### Requirements
Show each line that has the string "chart" in it.

### Supplied data
BEGIN

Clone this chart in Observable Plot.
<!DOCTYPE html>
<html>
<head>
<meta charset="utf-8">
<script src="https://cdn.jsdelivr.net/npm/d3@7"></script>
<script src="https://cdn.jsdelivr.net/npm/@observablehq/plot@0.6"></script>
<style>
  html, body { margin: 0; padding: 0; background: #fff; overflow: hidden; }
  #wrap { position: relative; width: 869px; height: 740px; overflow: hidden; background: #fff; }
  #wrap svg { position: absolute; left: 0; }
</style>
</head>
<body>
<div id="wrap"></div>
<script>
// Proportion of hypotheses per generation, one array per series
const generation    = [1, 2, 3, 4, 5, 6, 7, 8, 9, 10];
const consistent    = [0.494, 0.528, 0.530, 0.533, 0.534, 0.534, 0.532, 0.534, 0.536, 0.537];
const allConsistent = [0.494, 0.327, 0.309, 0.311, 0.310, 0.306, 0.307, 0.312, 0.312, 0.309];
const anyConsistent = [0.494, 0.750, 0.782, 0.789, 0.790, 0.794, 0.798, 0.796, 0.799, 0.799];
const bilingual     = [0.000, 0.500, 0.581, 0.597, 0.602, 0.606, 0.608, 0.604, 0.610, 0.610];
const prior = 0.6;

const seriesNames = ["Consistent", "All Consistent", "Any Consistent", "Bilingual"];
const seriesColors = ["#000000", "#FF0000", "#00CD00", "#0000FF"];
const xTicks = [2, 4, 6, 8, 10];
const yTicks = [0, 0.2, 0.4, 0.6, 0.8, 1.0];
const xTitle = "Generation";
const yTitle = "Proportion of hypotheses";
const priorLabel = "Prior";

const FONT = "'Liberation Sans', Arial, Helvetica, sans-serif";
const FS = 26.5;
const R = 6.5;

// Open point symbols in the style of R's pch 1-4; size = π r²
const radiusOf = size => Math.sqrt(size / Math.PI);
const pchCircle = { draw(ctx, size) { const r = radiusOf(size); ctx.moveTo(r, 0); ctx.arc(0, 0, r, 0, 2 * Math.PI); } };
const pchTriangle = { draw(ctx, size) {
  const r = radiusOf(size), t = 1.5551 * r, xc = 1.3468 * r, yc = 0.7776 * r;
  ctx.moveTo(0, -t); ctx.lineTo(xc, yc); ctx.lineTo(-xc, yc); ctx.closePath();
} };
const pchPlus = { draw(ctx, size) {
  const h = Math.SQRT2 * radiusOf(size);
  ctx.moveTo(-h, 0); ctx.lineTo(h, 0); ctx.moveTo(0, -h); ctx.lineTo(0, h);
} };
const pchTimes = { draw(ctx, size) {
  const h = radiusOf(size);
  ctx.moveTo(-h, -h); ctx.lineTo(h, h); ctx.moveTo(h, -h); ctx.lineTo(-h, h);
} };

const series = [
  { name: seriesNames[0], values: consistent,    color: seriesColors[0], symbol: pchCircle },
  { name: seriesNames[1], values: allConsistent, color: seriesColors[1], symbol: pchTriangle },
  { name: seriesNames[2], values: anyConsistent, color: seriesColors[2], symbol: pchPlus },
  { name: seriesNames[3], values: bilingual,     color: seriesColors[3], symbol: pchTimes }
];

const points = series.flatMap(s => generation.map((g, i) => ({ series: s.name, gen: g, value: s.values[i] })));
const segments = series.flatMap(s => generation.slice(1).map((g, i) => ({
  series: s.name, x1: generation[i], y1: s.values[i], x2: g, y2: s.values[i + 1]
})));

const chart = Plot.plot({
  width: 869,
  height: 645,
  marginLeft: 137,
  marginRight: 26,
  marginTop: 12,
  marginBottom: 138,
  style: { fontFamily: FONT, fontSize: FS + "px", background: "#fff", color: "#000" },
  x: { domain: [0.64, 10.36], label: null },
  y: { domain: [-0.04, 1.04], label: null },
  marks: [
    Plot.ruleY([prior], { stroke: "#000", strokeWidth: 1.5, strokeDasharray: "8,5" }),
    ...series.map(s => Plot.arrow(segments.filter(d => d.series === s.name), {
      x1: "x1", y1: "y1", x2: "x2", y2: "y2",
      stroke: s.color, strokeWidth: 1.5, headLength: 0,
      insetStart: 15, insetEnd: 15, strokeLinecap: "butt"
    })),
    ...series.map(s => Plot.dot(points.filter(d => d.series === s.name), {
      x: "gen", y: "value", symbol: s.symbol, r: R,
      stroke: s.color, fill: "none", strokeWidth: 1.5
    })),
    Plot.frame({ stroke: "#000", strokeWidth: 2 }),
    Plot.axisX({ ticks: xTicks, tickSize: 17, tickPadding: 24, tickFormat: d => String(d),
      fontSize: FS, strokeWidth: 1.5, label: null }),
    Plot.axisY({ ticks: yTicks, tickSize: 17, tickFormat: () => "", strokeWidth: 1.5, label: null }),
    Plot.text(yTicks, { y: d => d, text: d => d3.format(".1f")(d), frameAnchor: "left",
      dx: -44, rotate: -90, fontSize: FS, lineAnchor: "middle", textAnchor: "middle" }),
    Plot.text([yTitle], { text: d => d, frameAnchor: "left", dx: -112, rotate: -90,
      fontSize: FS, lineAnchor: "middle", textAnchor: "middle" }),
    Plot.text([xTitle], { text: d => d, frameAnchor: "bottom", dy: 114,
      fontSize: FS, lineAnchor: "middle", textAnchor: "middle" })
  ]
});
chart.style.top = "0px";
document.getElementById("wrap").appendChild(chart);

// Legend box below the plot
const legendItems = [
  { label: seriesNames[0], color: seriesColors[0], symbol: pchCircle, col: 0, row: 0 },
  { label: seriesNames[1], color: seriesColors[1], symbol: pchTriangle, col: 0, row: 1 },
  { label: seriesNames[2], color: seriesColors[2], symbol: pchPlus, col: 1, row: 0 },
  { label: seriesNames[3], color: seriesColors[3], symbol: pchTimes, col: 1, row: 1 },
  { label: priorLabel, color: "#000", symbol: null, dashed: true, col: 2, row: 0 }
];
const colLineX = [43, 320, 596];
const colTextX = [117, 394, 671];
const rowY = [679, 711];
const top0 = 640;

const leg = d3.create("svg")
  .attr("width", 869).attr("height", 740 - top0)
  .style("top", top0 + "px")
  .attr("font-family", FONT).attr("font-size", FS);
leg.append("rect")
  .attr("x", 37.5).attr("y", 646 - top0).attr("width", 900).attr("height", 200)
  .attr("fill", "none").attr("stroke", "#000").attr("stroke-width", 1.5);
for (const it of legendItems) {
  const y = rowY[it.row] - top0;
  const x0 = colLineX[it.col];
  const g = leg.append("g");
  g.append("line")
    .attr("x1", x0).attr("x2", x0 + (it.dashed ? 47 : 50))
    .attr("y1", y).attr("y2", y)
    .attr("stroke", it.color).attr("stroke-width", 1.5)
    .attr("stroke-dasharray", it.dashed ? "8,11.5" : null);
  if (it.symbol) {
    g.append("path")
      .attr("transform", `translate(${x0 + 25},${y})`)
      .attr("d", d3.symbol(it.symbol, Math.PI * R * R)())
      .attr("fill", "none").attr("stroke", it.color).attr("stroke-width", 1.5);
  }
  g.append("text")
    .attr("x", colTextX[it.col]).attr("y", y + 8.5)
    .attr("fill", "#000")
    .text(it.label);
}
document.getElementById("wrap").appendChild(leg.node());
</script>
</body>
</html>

END

### Result of the exercise
Clone this chart in Observable Plot.
const chart = Plot.plot({
chart.style.top = "0px";
document.getElementById("wrap").appendChild(chart);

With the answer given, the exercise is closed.